I did 340 flights in 2017. Assuming I was pilot flying for half those flights and only counted “stick time” for takeoff to 1000 ft (approx 1m 30sec) and 1000 ft to vacating the runway (maybe 2m 20sec) then that would only be around 10 hours a year “stick time”, in practice I fly manually and raw data approaches quite frequently but I’m sure you’re right about having more stick time. I probably have about 50 hours a year driving on the nosewheel tiller, and maybe 5 hours on the toilet ;-)

But that’s not really the point – it’s just a different kind of flying, a different set of skills and experiences. Looking back on my logbook I can remember details of flights 15 years ago that only lasted 20 minutes, but I can’t remember much about flying to Tenerife and back last month. I love all sorts of flying, I still wave to the spotters at the fence, and get jealous when I’m taxying behind a TB20. Most of us are formed in the same mould, and the number of seats, stripes and hours shouldn’t matter.

Last Edited by GraemeH at 29 Apr 20:15
Gatwick, Goodwood

Graham wrote:

The thought came about from instrument time going towards the CB-IR, and there is no distinction (that I know of) between hand-flying instrument time and instrument time using an autopilot (which to my mind hardly counts, especially if one doesn’t have much in the first place and is cobbling together hrs for a rating.)

You can do lot of that on IMCr (or on gliders cloud rating under the carpet ) why you need a full IR?
My feeling you only need a full IR to fly very high UK/EU standard routes IFR preferably in CAVOK days or VMC on top days (as airliners do actually), for that any IFR time should count? the current system is generous by requiring IFR time not IMC time, why tighten it?

Currency on keeping wing level en-route by ref to AI has no meaning IMHO it is just repetitive task that one get tired of (= no skill there ), sooner or later you will ring the bell (especially if you want to log 50h IMC had flying en-route in complex weather/airspace in the rental fleet?) while currency on departure/approaches and the associated precision flying is a different topic…

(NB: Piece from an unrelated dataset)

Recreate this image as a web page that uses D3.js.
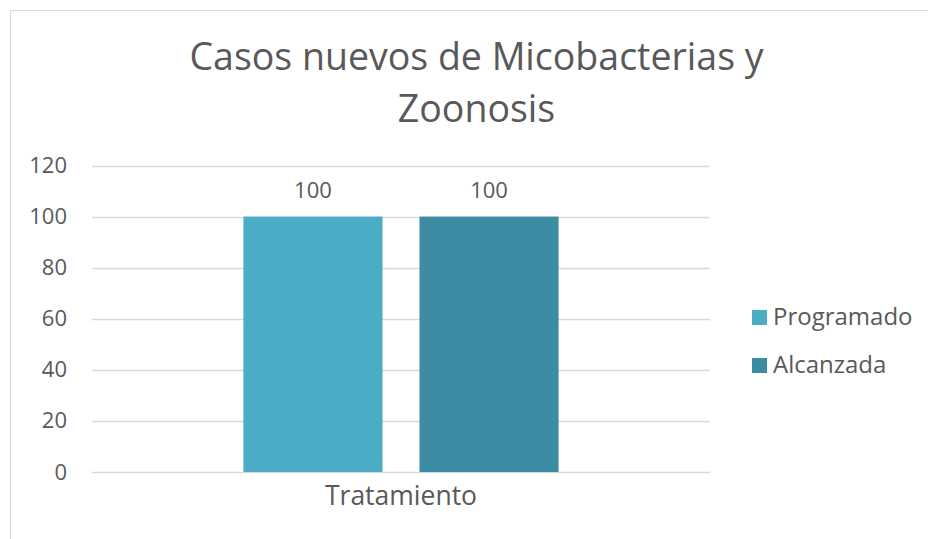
<!DOCTYPE html>
<html>
<head>
<meta charset="utf-8">
<script src="https://cdn.jsdelivr.net/npm/d3@7"></script>
<style>
  body { margin: 0; background: #fff; }
  svg text { font-family: "Open Sans", "Noto Sans", sans-serif; fill: #595959; }
</style>
</head>
<body>
<svg id="chart" width="928" height="539"></svg>
<script>
// données du graphique
const categories = ["Tratamiento"];
const series = ["Programado", "Alcanzada"];
const programado = [100];
const alcanzada = [100];
const yTicks = [0, 20, 40, 60, 80, 100, 120];
const couleurs = ["#4BACC6", "#3C8CA3"];

const svg = d3.select("#chart");

// cadre du graphique
svg.append("rect")
    .attr("x", 10.5).attr("y", 10.5)
    .attr("width", 940).attr("height", 560)
    .attr("fill", "#fff")
    .attr("stroke", "#d9d9d9");

// titre
const titre = svg.append("text")
    .attr("text-anchor", "middle")
    .style("font-size", "37.5px");
titre.append("tspan").attr("x", 476.5).attr("y", 70).text("Casos nuevos de Micobacterias y");
titre.append("tspan").attr("x", 476.5).attr("y", 122).text("Zoonosis");

const margin = { top: 165.5, left: 92, right: 710, bottom: 472 };

const x = d3.scaleBand()
    .domain(categories)
    .range([margin.left, margin.right]);

const x1 = d3.scaleBand()
    .domain(series)
    .range([0, x.bandwidth()])
    .paddingInner(0.21)
    .paddingOuter(0.86);

const y = d3.scaleLinear()
    .domain([0, 120])
    .range([margin.bottom, margin.top]);

// grille horizontale
svg.append("g")
    .selectAll("line")
    .data(yTicks)
    .join("line")
    .attr("x1", margin.left).attr("x2", margin.right)
    .attr("y1", d => Math.round(y(d)) + 0.5)
    .attr("y2", d => Math.round(y(d)) + 0.5)
    .attr("stroke", "#d9d9d9")
    .attr("stroke-width", 1.3);

// axe y
const yAxis = d3.axisLeft(y).tickValues(yTicks).tickSize(0).tickPadding(0);
const gy = svg.append("g")
    .attr("transform", `translate(${margin.left - 25}, 0)`)
    .call(yAxis);
gy.select(".domain").remove();
gy.selectAll("text")
    .attr("fill", "#595959")
    .style("font-size", "22px")
    .style("font-family", "'Open Sans', 'Noto Sans', sans-serif");

// barres
const donnees = categories.map((c, i) => ({
    categorie: c,
    valeurs: [
        { serie: series[0], valeur: programado[i] },
        { serie: series[1], valeur: alcanzada[i] }
    ]
}));

const groupes = svg.append("g")
    .selectAll("g")
    .data(donnees)
    .join("g")
    .attr("transform", d => `translate(${x(d.categorie)}, 0)`);

groupes.selectAll("rect")
    .data(d => d.valeurs)
    .join("rect")
    .attr("x", d => x1(d.serie))
    .attr("y", d => y(d.valeur))
    .attr("width", x1.bandwidth())
    .attr("height", d => y(0) - y(d.valeur))
    .attr("fill", (d, i) => couleurs[i]);

// étiquettes de données
groupes.selectAll("text")
    .data(d => d.valeurs)
    .join("text")
    .attr("x", d => x1(d.serie) + x1.bandwidth() / 2)
    .attr("y", d => y(d.valeur) - 19)
    .attr("text-anchor", "middle")
    .style("font-size", "22px")
    .text(d => d.valeur);

// axe x
const xAxis = d3.axisBottom(x).tickSize(0).tickPadding(0);
const gx = svg.append("g")
    .attr("transform", `translate(0, ${margin.bottom})`)
    .call(xAxis);
gx.select(".domain").remove();
gx.selectAll("text")
    .attr("fill", "#595959")
    .attr("dy", 33)
    .style("font-size", "26.5px")
    .style("font-family", "'Open Sans', 'Noto Sans', sans-serif");

// légende
const legende = svg.append("g")
    .selectAll("g")
    .data(series)
    .join("g")
    .attr("transform", (d, i) => `translate(752, ${310 + i * 48})`);

legende.append("rect")
    .attr("width", 15).attr("height", 15)
    .attr("fill", (d, i) => couleurs[i]);

legende.append("text")
    .attr("x", 21)
    .attr("y", 15)
    .style("font-size", "24px")
    .text(d => d);
</script>
</body>
</html>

Same applies to superior GA perception of “FO Airliners not doing real flying”, yes an FO who flies by hand an A320 OCAS VFR as PIC from airstrips with 200 POB is plain stupid, I agree with that

Last Edited by Ibra at 29 Apr 22:42
Paris/Essex, France/UK, United Kingdom

GraemeH wrote:

As other have said, I don’t think 300 or 1500 SEP hours would make much difference for conversion to a modern jet transport. In extreme cases it could even be counter productive.

Excellent post!

always learning
LO__, Austria

LFHNflightstudent wrote:

If after 10K hours you still can’t fly the plane maybe it’s time to think of another career no?

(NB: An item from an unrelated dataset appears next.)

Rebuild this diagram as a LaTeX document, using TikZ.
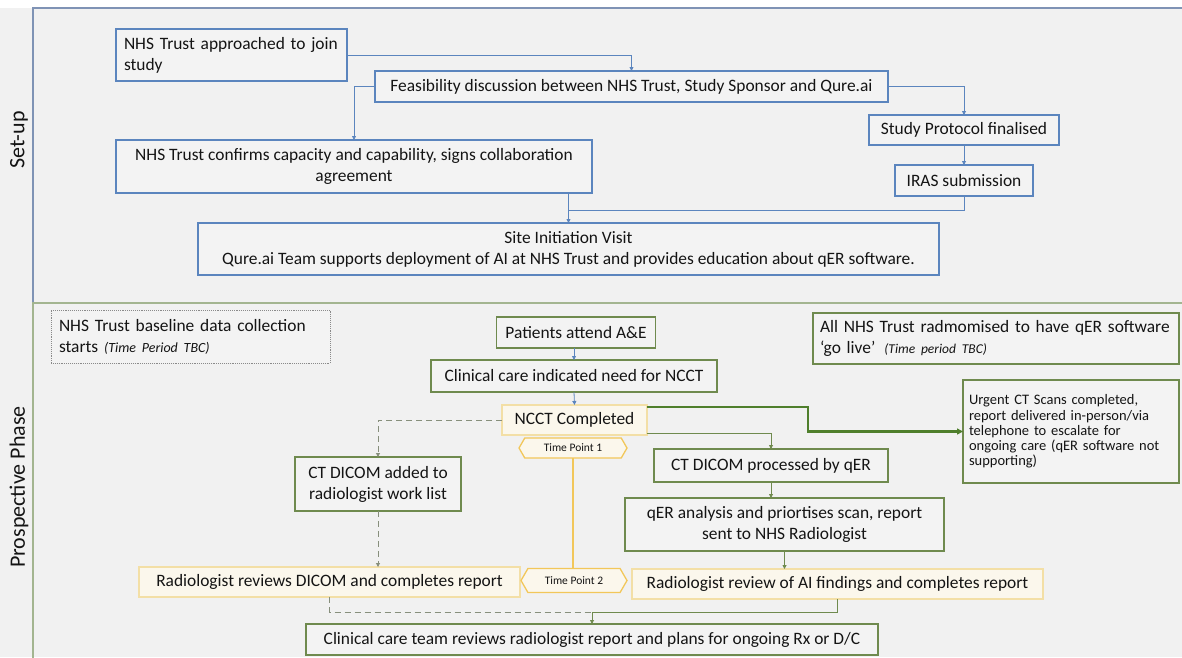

It’s inappropriate to point the fingers at the af447 guys on a message board. They were also products of the system and now they are dead.

You misunderstand the system.

Airline = thin profit margin = only the minimum training required by the authority. Give me 4 hours of raw data level d sim every month, give me loft sessions without 8 repositionings, I’d happily take it and become a better pilot. Guess what the airlines (and their lobbyists) will think of my idea..?

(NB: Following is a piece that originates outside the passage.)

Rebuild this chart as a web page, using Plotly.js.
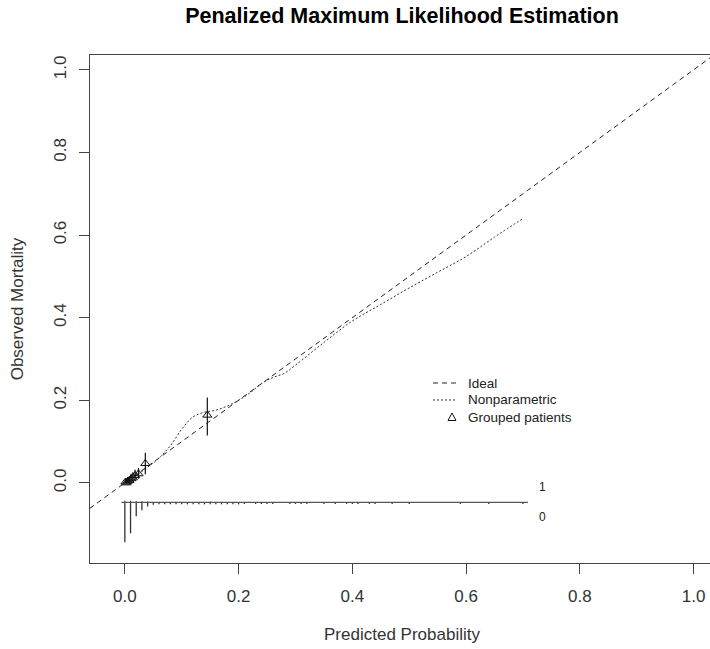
<!DOCTYPE html>
<html>
<head>
<meta charset="utf-8">
<script src="https://cdn.plot.ly/plotly-3.0.1.min.js"></script>
<style>
html,body{margin:0;padding:0;overflow:hidden;background:#fff;}
#chart{width:714px;height:649px;}
</style>
</head>
<body>
<div id="chart"></div>
<script>
// ---- data ----
var idealX = [-0.1, 1.1];
var idealY = [-0.1, 1.1];

var npX = [0.00,0.02,0.04,0.06,0.08,0.10,0.12,0.14,0.16,0.18,0.20,0.22,0.24,0.26,0.28,0.30,0.35,0.40,0.45,0.50,0.55,0.60,0.65,0.70];
var npY = [0.000,0.018,0.038,0.060,0.090,0.130,0.160,0.171,0.176,0.186,0.200,0.218,0.240,0.255,0.265,0.285,0.340,0.392,0.432,0.472,0.510,0.548,0.595,0.640];

var grpPred  = [0.001,0.003,0.005,0.008,0.011,0.014,0.018,0.024,0.036,0.145];
var grpObs   = [0.002,0.000,0.004,0.006,0.010,0.012,0.018,0.022,0.047,0.164];
var grpUpper = [0.010,0.008,0.014,0.016,0.022,0.026,0.032,0.036,0.073,0.207];
var grpLower = [0.000,0.000,0.000,0.000,0.002,0.003,0.008,0.010,0.021,0.115];

var spikeBins0 = [0.00,0.01,0.02,0.03,0.04,0.05,0.06,0.07,0.08,0.09,0.10,0.11,0.12,0.13,0.14,0.15,0.16,0.17,0.18,0.19,0.20,0.21,0.23,0.24,0.25,0.26,0.29,0.30,0.31,0.32,0.35,0.37,0.39,0.40,0.41,0.43,0.44,0.47,0.50,0.59,0.64,0.70];
var spikeH0    = [0.097,0.075,0.034,0.019,0.010,0.006,0.005,0.005,0.005,0.005,0.005,0.005,0.005,0.005,0.005,0.005,0.005,0.005,0.005,0.005,0.005,0.004,0.004,0.004,0.004,0.004,0.004,0.004,0.004,0.004,0.004,0.004,0.004,0.004,0.004,0.004,0.004,0.004,0.004,0.004,0.004,0.004];
var spikeBins1 = [0.00,0.01,0.02,0.03,0.04,0.15];
var spikeH1    = [0.004,0.004,0.003,0.003,0.002,0.002];
var spikeBase  = -0.047;
var spikeRange = [-0.006, 0.709];

var labelTitle = "Penalized Maximum Likelihood Estimation";
var xTitle = "Predicted Probability";
var yTitle = "Observed Mortality";
var legendLabels = ["Ideal", "Nonparametric", "Grouped patients"];
var tickVals = [0, 0.2, 0.4, 0.6, 0.8, 1.0];
var tickText = ["0.0","0.2","0.4","0.6","0.8","1.0"];

// ---- build spike segments ----
function spikes(bins, h, dir){
  var xs=[], ys=[];
  for (var i=0;i<bins.length;i++){
    xs.push(bins[i], bins[i], null);
    ys.push(spikeBase, spikeBase + dir*h[i], null);
  }
  return {x:xs, y:ys};
}
var s0 = spikes(spikeBins0, spikeH0, -1);
var s1 = spikes(spikeBins1, spikeH1, 1);

var font = "Liberation Sans, Arial, Helvetica, sans-serif";

var traces = [
  {x: idealX, y: idealY, mode:'lines', name:legendLabels[0], showlegend:false,
   line:{color:'#222', width:1, dash:'5px,4px'}},
  {x: npX, y: npY, mode:'lines', name:legendLabels[1], showlegend:false,
   line:{color:'#333', width:1, dash:'2px,2px', shape:'spline'}},
  {x: grpPred, y: grpObs, mode:'markers', name:legendLabels[2], showlegend:false,
   marker:{symbol:'triangle-up-open', size:8, color:'#111', line:{width:1, color:'#111'}},
   error_y:{type:'data', symmetric:false,
     array: grpUpper.map(function(u,i){return u-grpObs[i];}),
     arrayminus: grpObs.map(function(o,i){return o-grpLower[i];}),
     width:0, thickness:1.2, color:'#111'}},
  {x: s0.x, y: s0.y, mode:'lines', showlegend:false, hoverinfo:'skip', line:{color:'#333', width:1.3}, connectgaps:false},
  {x: s1.x, y: s1.y, mode:'lines', showlegend:false, hoverinfo:'skip', line:{color:'#333', width:1}, connectgaps:false},
  {x: spikeRange, y: [spikeBase, spikeBase], mode:'lines', showlegend:false, hoverinfo:'skip', line:{color:'#555', width:1.3}}
];

// legend (R-style, drawn in paper coordinates)
var legX0 = 0.5497, legX1 = 0.5865, legTextX = 0.6026, legSymX = 0.5801;
var legRows = [0.3543, 0.3209, 0.2874];
var legShapes = [
  {type:'line', xref:'paper', yref:'paper', x0:legX0, x1:legX1, y0:legRows[0], y1:legRows[0],
   line:{color:'#222', width:1, dash:'5px,4px'}},
  {type:'line', xref:'paper', yref:'paper', x0:legX0, x1:legX1, y0:legRows[1], y1:legRows[1],
   line:{color:'#333', width:1, dash:'2px,2px'}},
  {type:'path', xref:'paper', yref:'paper',
   path:'M '+(legSymX-0.0064)+','+(legRows[2]-0.0069)+' L '+(legSymX+0.0064)+','+(legRows[2]-0.0069)+' L '+legSymX+','+(legRows[2]+0.0079)+' Z',
   line:{color:'#111', width:1}, fillcolor:'rgba(0,0,0,0)'}
];
var legAnn = legendLabels.map(function(t,i){
  return {x:legTextX, y:legRows[i], xref:'paper', yref:'paper', xanchor:'left', yanchor:'middle',
          text:t, showarrow:false, font:{family:font, size:13.5, color:'#222'}};
});

var layout = {
  width: 714, height: 649,
  margin: {l:90, r:0, t:55, b:86},
  paper_bgcolor:'#fff', plot_bgcolor:'#fff',
  font: {family: font, color:'#222'},
  title: {text: '<b>'+labelTitle+'</b>', font:{family:font, size:21.5, color:'#000'},
          x:0.5, xref:'paper', y:1-15/649, yref:'container', yanchor:'middle'},
  showlegend: false,
  xaxis: {range:[-0.0613, 1.036], showgrid:false, zeroline:false,
          showline:true, mirror:true, linecolor:'#444', linewidth:1,
          ticks:'outside', ticklen:10, tickcolor:'#444', tickwidth:1,
          tickvals: tickVals, ticktext: tickText, ticklabelstandoff: 8,
          tickfont:{family:font, size:17, color:'#333'},
          title:{text:xTitle, font:{family:font, size:17, color:'#333'}, standoff:22}},
  yaxis: {range:[-0.194, 1.036], showgrid:false, zeroline:false,
          showline:true, mirror:false, linecolor:'#444', linewidth:1,
          ticks:'outside', ticklen:10, tickcolor:'#444', tickwidth:1,
          tickvals: tickVals, ticktext: tickText, tickangle:-90, ticklabelstandoff: 6,
          tickfont:{family:font, size:17, color:'#333'},
          title:{text:yTitle, font:{family:font, size:17, color:'#333'}, standoff:23}},
  shapes: legShapes,
  annotations: [
    {x:0.735, y:-0.010, xref:'x', yref:'y', text:'1', showarrow:false, font:{family:font, size:12, color:'#222'}},
    {x:0.735, y:-0.082, xref:'x', yref:'y', text:'0', showarrow:false, font:{family:font, size:12, color:'#222'}}
  ].concat(legAnn)
};

Plotly.newPlot('chart', traces, layout, {displayModeBar:false, staticPlot:true});
</script>
</body>
</html>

I can guarantee you that EVERY pilot will have worse stick and rudder skills in a small sep after 10000 airline hours.

It’s hypocritical: the airlines force maximum use of autopilot/flight director (some even mandating autolands) which means essentially following a magenta line 99,99% of the time, and when you go for a job interview you have to fly approaches, qdm/qdr intercepts and ndb holds in an airbus raw data… I’d like to see the guy evaluating the session in the back fly that stuff „on the fly“.

I still fly small planes and while it helps for stick and rudder (the actual flying) it’s of no big use for the rest of the stuff industrial flying throws at you.

always learning
LO__, Austria

Peter wrote:

I recall discussing the famous Cork crash (a turboprop twin doing a near zero-zero approach, on some “interesting, but still EU” AOC etc etc)

Very definitely EU. The AOC was Spanish.